The Case for Nurture
Gender affects virtually every aspect of our lives: the clothes we wear, the decoration of our rooms, our hobbies and interests, our favorite school subjects, our work and careers, our ways of interacting with others, our sexual relations, and our roles in family life. Why is gender so overwhelmingly important? It is tempting to answer that it is because women and men are born with different natures.
According to evidence presented in this chapter, however, the reason gender is so important is that it is ceaselessly drilled into us from birth on: by our parents, teachers, and peers; by the mass media; by a host of social institutions. We amplify the impact of social learning when we label ourselves as males and females, develop gender stereotypes, and internalize self-concepts as males and females. Aiding and abetting the process is a society that enforces gender roles and status differences between the sexes. The environmental gender juggernaut is so pervasive, so ubiquitous, that it becomes invisible to many of us. We are like the proverbial fish in water; we cannot see our environment for what it is.
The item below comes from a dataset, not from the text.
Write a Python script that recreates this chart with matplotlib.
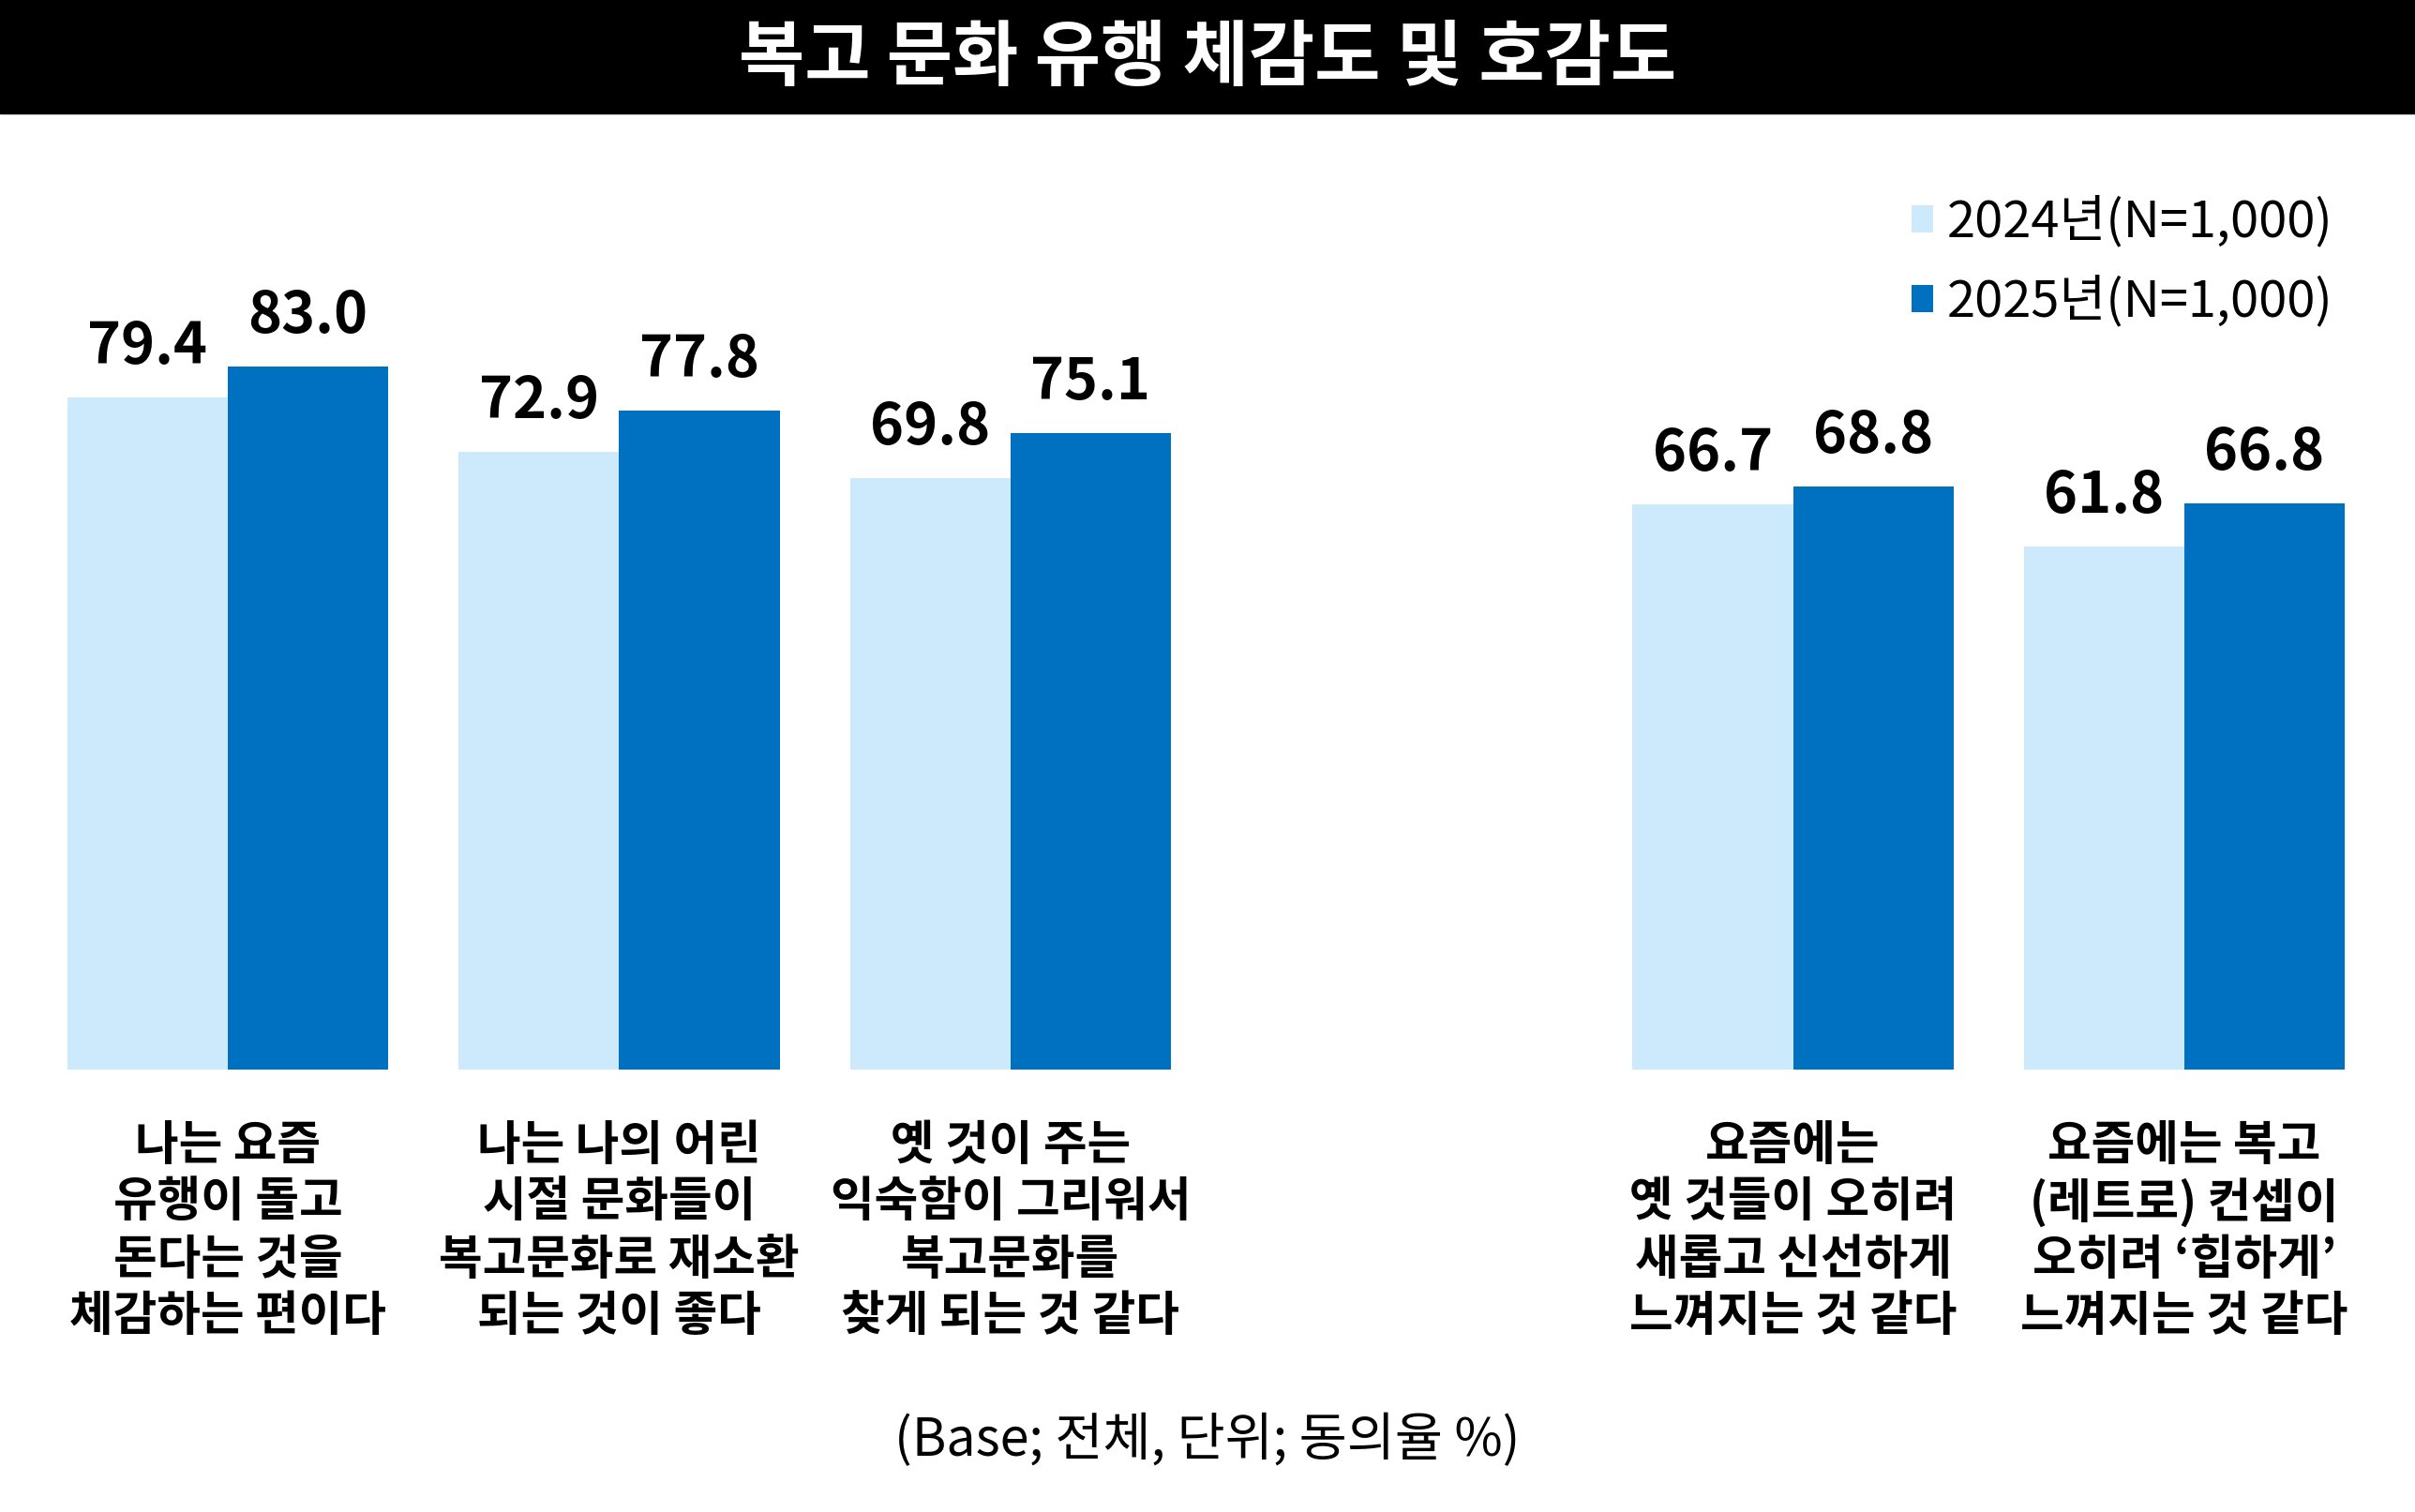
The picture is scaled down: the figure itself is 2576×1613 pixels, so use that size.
import matplotlib
matplotlib.use("Agg")
import numpy as np
from matplotlib import pyplot as plt
from matplotlib.patches import Rectangle
from matplotlib.transforms import blended_transform_factory

plt.rcParams['font.family'] = ['Noto Sans CJK KR', 'DejaVu Sans']

# ------------------------------ data ------------------------------ #
title = "복고 문화 유행 체감도 및 호감도"
categories = [
    "나는 요즘\n유행이 돌고\n돈다는 것을\n체감하는 편이다",
    "나는 나의 어린\n시절 문화들이\n복고문화로 재소환\n되는 것이 좋다",
    "옛 것이 주는\n익숙함이 그리워서\n복고문화를\n찾게 되는 것 같다",
    "요즘에는\n옛 것들이 오히려\n새롭고 신선하게\n느껴지는 것 같다",
    "요즘에는 복고\n(레트로) 컨셉이\n오히려 ‘힙하게’\n느껴지는 것 같다",
]
slots = [0, 1, 2, 4, 5]          # empty slot between the two groups
vals_2024 = [79.4, 72.9, 69.8, 66.7, 61.8]
vals_2025 = [83.0, 77.8, 75.1, 68.8, 66.8]
series_names = ["2024년(N=1,000)", "2025년(N=1,000)"]
footnote = "(Base; 전체, 단위; 동의율 %)"

c_light = "#CCEAFC"
c_dark = "#0070C0"

# ------------------------------ layout ------------------------------ #
W, H = 2576, 1613
fig = plt.figure(figsize=(W / 100, H / 100), dpi=100)
ax = fig.add_axes([0, 0, 1, 1])

px_per_slot = 417.4
px_per_unit = 9.035
x0_px, base_px = 243, 1141
ax.set_xlim(-x0_px / px_per_slot, (W - x0_px) / px_per_slot)
ax.set_ylim(-(H - base_px) / px_per_unit, base_px / px_per_unit)
ax.axis("off")

def fy(px):
    # pixel row (from top) -> figure fraction
    return 1 - px / H

# title band
fig.patches.append(Rectangle((0, fy(121)), 1, 121 / H, transform=fig.transFigure,
                             color="black", zorder=0))
fig.text(0.5, fy(62), title, color="white", fontsize=55, fontweight="bold",
         ha="center", va="center")

# bars
x = np.array(slots, dtype=float)
w = 0.41
b1 = ax.bar(x - w / 2, vals_2024, w, color=c_light, label=series_names[0])
b2 = ax.bar(x + w / 2, vals_2025, w, color=c_dark, label=series_names[1])

for bars in (b1, b2):
    for r in bars:
        ax.annotate(f"{r.get_height():.1f}", (r.get_x() + r.get_width() / 2, r.get_height()),
                    xytext=(0, 26), textcoords="offset points", ha="center", va="baseline",
                    fontsize=44, fontweight="bold", color="black")

# category labels under bars
tr = blended_transform_factory(ax.transData, fig.transFigure)
line_px = [1222, 1283, 1344, 1404]
for xi, lab in zip(x, categories):
    for yy, line in zip(line_px, lab.split("\n")):
        ax.text(xi, fy(yy), line, transform=tr, ha="center", va="center",
                fontsize=36.5, fontweight="bold", color="black")

# legend
ax.legend(handles=[b1, b2], loc="upper left", bbox_to_anchor=(2039 / W, fy(209)),
          bbox_transform=fig.transFigure, frameon=False, fontsize=39,
          handlelength=0.42, handleheight=0.46, handletextpad=0.28,
          labelspacing=0.55, borderpad=0, borderaxespad=0)

# footnote
fig.text(0.5, fy(1537), footnote, ha="center", va="center", fontsize=40, color="black")

fig.savefig("out.png", dpi=100)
Our surroundings are so saturated with gender lessons that gender becomes second nature to us, which we readily confuse with nature itself.
And so we suffer from an illusion—that gender is innate rather than a product of relentless, ongoing, and ever-present environmental forces. Scientific research can help us see past the illusion. It can help us realize that, like the veil to Madame Bovary's hat, our behavior as men and women is constrained by many cords; it quivers before countless past and present gusts.